Busetti M, Mirabelli D, Petroni ML, et al. Comparative long-term mortality after laparoscopic adjustable gastric banding versus nonsurgical controls. Surgery for Obesity and Related Diseases 2007, 3 (5):  496-502.

Background: To compare the mortality rate of obese patients treated by laparoscopic gastric banding (LAGB) with the mortality rate of matched obese patients observed at medical centers. The net effect of bariatric surgery on total mortality is still controversial. Gastric bypass has been shown to reduce the relative risk of death, but similar data with LABG are still lacking.

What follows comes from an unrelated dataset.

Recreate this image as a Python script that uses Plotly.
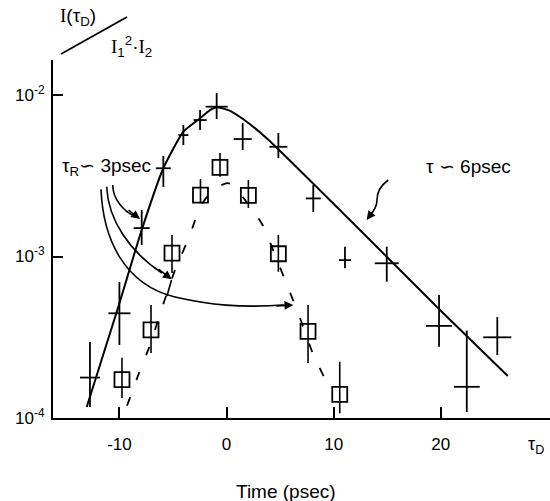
import plotly.graph_objects as go

# ---------------- data ----------------
# crosses (+) : delay time (psec), normalised signal, error bounds
cross_t = [-12.75, -10.0, -7.92, -5.90, -4.03, -2.47, -0.92, 1.51, 4.84, 8.10, 11.06, 14.96, 19.84, 22.43, 25.28]
cross_i = [1.78e-4, 4.45e-4, 1.50e-3, 3.52e-3, 5.65e-3, 7.0e-3, 8.47e-3, 5.34e-3, 4.78e-3, 2.29e-3, 9.5e-4, 9.08e-4, 3.72e-4, 1.56e-4, 3.16e-4]
cross_hi = [2.96e-4, 6.95e-4, 1.94e-3, 4.19e-3, 6.52e-3, 8.07e-3, 1.03e-2, 6.71e-3, 5.82e-3, 2.77e-3, 1.15e-3, 1.15e-3, 5.78e-4, 3.48e-4, 4.21e-4]
cross_lo = [1.17e-4, 2.83e-4, 1.18e-3, 2.70e-3, 4.90e-3, 6.07e-3, 7.10e-3, 4.57e-3, 4.07e-3, 1.89e-3, 8.45e-4, 6.98e-4, 2.76e-4, 1.09e-4, 2.45e-4]
cross_dt = [0.93, 1.03, 0.75, 0.70, 0.47, 0.61, 1.03, 0.84, 0.84, 0.70, 0.56, 1.12, 1.21, 1.21, 1.31]

# squares
sq_t = [-9.76, -7.05, -5.09, -2.43, -0.61, 2.04, 4.84, 7.61, 10.57]
sq_i = [1.73e-4, 3.51e-4, 1.05e-3, 2.40e-3, 3.56e-3, 2.39e-3, 1.04e-3, 3.44e-4, 1.40e-4]
sq_hi = [2.36e-4, 5.01e-4, 1.36e-3, 3.02e-3, 4.37e-3, 2.98e-3, 1.36e-3, 5.01e-4, 2.23e-4]
sq_lo = [1.33e-4, 2.53e-4, 7.91e-4, 2.14e-3, 3.12e-3, 2.00e-3, 8.05e-4, 2.19e-4, 1.07e-4]

# solid fitted curve
fit_t = [-13.05, -10.10, -7.92, -5.90, -4.03, -2.47, -1.54, -0.92, 0.17, 1.57, 3.75, 9.97, 19.93, 26.26]
fit_i = [1.17e-4, 4.89e-4, 1.46e-3, 3.52e-3, 5.93e-3, 7.18e-3, 8.07e-3, 8.39e-3, 8.07e-3, 7.08e-3, 5.40e-3, 2.13e-3, 4.67e-4, 1.82e-4]

# dashed curve through the squares
dash_t = [-9.29, -8.17, -7.14, -6.21, -4.81, -3.41, -2.47, -1.26, 0.14, 1.73, 3.41, 4.53, 5.65, 6.86, 8.08, 9.48]
dash_i = [1.19e-4, 1.90e-4, 2.83e-4, 4.41e-4, 8.24e-4, 1.36e-3, 2.03e-3, 2.58e-3, 2.85e-3, 2.24e-3, 1.55e-3, 1.02e-3, 6.67e-4, 4.16e-4, 2.49e-4, 1.60e-4]

x_ticks = [-10, 0, 10, 20]
x_tick_text = ["-10", "0", "10", "20"]
y_ticks = [1e-4, 1e-3, 1e-2]
y_tick_text = ["10<sup>-4</sup>", "10<sup>-3</sup>", "10<sup>-2</sup>"]

# ---------------- layout geometry ----------------
W, H = 550, 501
ML, MR, MT, MB = 53, 0, 60, 83
XR = [-16.2, 30.2]
YR = [-4.0, -1.783]
FONT = "Liberation Sans, Arial, sans-serif"
SERIF_I = "<span style=\"font-family:'Liberation Serif'\">I</span>"


def P(px, py):
    """pixel position in the figure -> paper coordinates"""
    return (px - ML) / (W - ML - MR), (H - MB - py) / (H - MT - MB)


def path(cmds):
    out = []
    for c, pts in cmds:
        coords = []
        for (px, py) in pts:
            a, b = P(px, py)
            coords.append(f"{a:.4f},{b:.4f}")
        out.append(c + " ".join(coords))
    return " ".join(out)


fig = go.Figure()

fig.add_trace(go.Scatter(
    x=fit_t, y=fit_i, mode="lines",
    line=dict(color="black", width=2, shape="spline", smoothing=0.5),
    hoverinfo="skip"))

fig.add_trace(go.Scatter(
    x=dash_t, y=dash_i, mode="lines",
    line=dict(color="black", width=1.8, dash="9px,18px", shape="spline", smoothing=0.6),
    hoverinfo="skip"))

fig.add_trace(go.Scatter(
    x=cross_t, y=cross_i, mode="markers",
    marker=dict(size=1, color="rgba(0,0,0,0)"),
    error_y=dict(type="data", symmetric=False,
                 array=[h - v for h, v in zip(cross_hi, cross_i)],
                 arrayminus=[v - l for l, v in zip(cross_lo, cross_i)],
                 width=0, thickness=1.8, color="black"),
    error_x=dict(type="data", array=cross_dt, width=0, thickness=1.8, color="black")))

fig.add_trace(go.Scatter(
    x=sq_t, y=sq_i, mode="markers",
    marker=dict(symbol="square-open", size=15, color="black", line=dict(width=1.8, color="black")),
    error_y=dict(type="data", symmetric=False,
                 array=[h - v for h, v in zip(sq_hi, sq_i)],
                 arrayminus=[v - l for l, v in zip(sq_lo, sq_i)],
                 width=0, thickness=1.6, color="black")))

shapes = []
line_style = dict(color="black", width=1.6)
# curved arrows from the tau_R label
shapes.append(dict(type="path", xref="paper", yref="paper", line=line_style,
                   path=path([("M", [(112.7, 185)]), ("C", [(113, 200), (124, 211), (134, 216)])])))
shapes.append(dict(type="path", xref="paper", yref="paper", line=line_style,
                   path=path([("M", [(106.7, 186.7)]), ("C", [(108, 220), (130, 252), (162, 273)])])))
shapes.append(dict(type="path", xref="paper", yref="paper", line=line_style,
                   path=path([("M", [(101, 189.3)]), ("C", [(103, 240), (125, 285), (175, 297)]),
                              ("C", [(210, 305), (240, 308), (284, 305)])])))
shapes.append(dict(type="path", xref="paper", yref="paper", line=line_style,
                   path=path([("M", [(171.5, 280)]), ("L", [(167, 296)])])))
# wavy arrow to the decay line
shapes.append(dict(type="path", xref="paper", yref="paper", line=line_style,
                   path=path([("M", [(388.3, 180)]), ("C", [(380, 186), (377, 192), (377, 200)]),
                              ("C", [(377, 208), (373, 212), (370, 215)])])))
# slash of the y-axis title fraction
shapes.append(dict(type="path", xref="paper", yref="paper", line=dict(color="black", width=1.8),
                   path=path([("M", [(61, 54)]), ("L", [(127, 17)])])))

annotations = []


def arrowhead(tip, tail):
    x, y = P(*tip)
    annotations.append(dict(x=x, y=y, xref="paper", yref="paper", text="", showarrow=True,
                            ax=tail[0] - tip[0], ay=tail[1] - tip[1],
                            arrowhead=2, arrowsize=1.1, arrowwidth=1.6, arrowcolor="black"))


arrowhead((140, 219), (127, 209))
arrowhead((171.7, 279.3), (157, 268))
arrowhead((293.3, 305), (275, 306))
arrowhead((366.7, 220), (374, 210))


def text(px, py, s, size=17, family=FONT, xanchor="center"):
    x, y = P(px, py)
    annotations.append(dict(x=x, y=y, xref="paper", yref="paper", text=s, showarrow=False,
                            xanchor=xanchor, yanchor="middle",
                            font=dict(family=family, size=size, color="black")))


text(106, 167, "τ<sub>R</sub>∽ 3psec", size=19)
text(468, 166, "τ ∽ 6psec", size=19)
text(78, 17, SERIF_I + "(τ<sub>D</sub>)", size=19)
text(131, 46, SERIF_I + "<sub>1</sub><sup>2</sup>·" + SERIF_I + "<sub>2</sub>", size=19)
text(536, 445, "τ<sub>D</sub>", size=18)
text(286, 491, "Time (psec)", size=19)

fig.update_layout(
    width=W, height=H,
    margin=dict(l=ML, r=MR, t=MT, b=MB),
    paper_bgcolor="white", plot_bgcolor="white",
    showlegend=False,
    font=dict(family=FONT, size=17, color="black"),
    shapes=shapes, annotations=annotations,
    xaxis=dict(range=XR, showgrid=False, zeroline=False, showline=True, linewidth=2, linecolor="black",
               ticks="inside", ticklen=11, tickwidth=2, tickcolor="black",
               tickvals=x_ticks, ticktext=x_tick_text, ticklabelstandoff=10,
               tickfont=dict(size=17)),
    yaxis=dict(type="log", range=YR, showgrid=False, zeroline=False, showline=True, linewidth=2,
               linecolor="black", ticks="inside", ticklen=10, tickwidth=2, tickcolor="black",
               tickvals=y_ticks, ticktext=y_tick_text, ticklabelstandoff=3,
               tickfont=dict(size=17)),
)

fig.write_html("out.html", config={"displayModeBar": False},
               post_script="document.body.style.margin='0';")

Methods: The surgical series was composed of 821 patients with a body mass index (BMI) >40 kg/m2 consecutively treated with LAGB at Padova University, Italy. The reference group was composed of 821 gender-, age-, and BMI-matched patients selected from a sample of 4681 adults with a BMI >40 kg/m2 observed at 6 Italian medical centers not using surgical therapy.

Results: The mean follow-up was 5.6 ± 1.9 and 7.2 ± 1.2 years in the surgical and reference group, respectively. The vital status was known in 97.6% of the surgical group (8 deaths) and in 97.4% of the reference group (36 deaths). In the surgical group, the percentage of excess weight loss was 39.8% ± 17.9% 1 year after LAGB and 37.2% ± 23.8% 5 years after LAGB. The rate of late revisional surgery was 12.2%. Survival was estimated using the Kaplan-Meier method, and the differences between the 2 groups were evaluated using the log-rank test. The survival rate was significantly greater in the surgical group (P = 0.0004). On multivariate Cox analysis, the 5-year relative risk of death in the surgical group, adjusted for gender, age, and baseline BMI, was 0.36 (95% confidence interval 0.16-0.80).

Conclusion: LAGB was associated with a 0% operative mortality rate and 40% stable excess weight loss. LAGB patients had a 5-year 60% lower risk of death than comparable morbidly obese patients.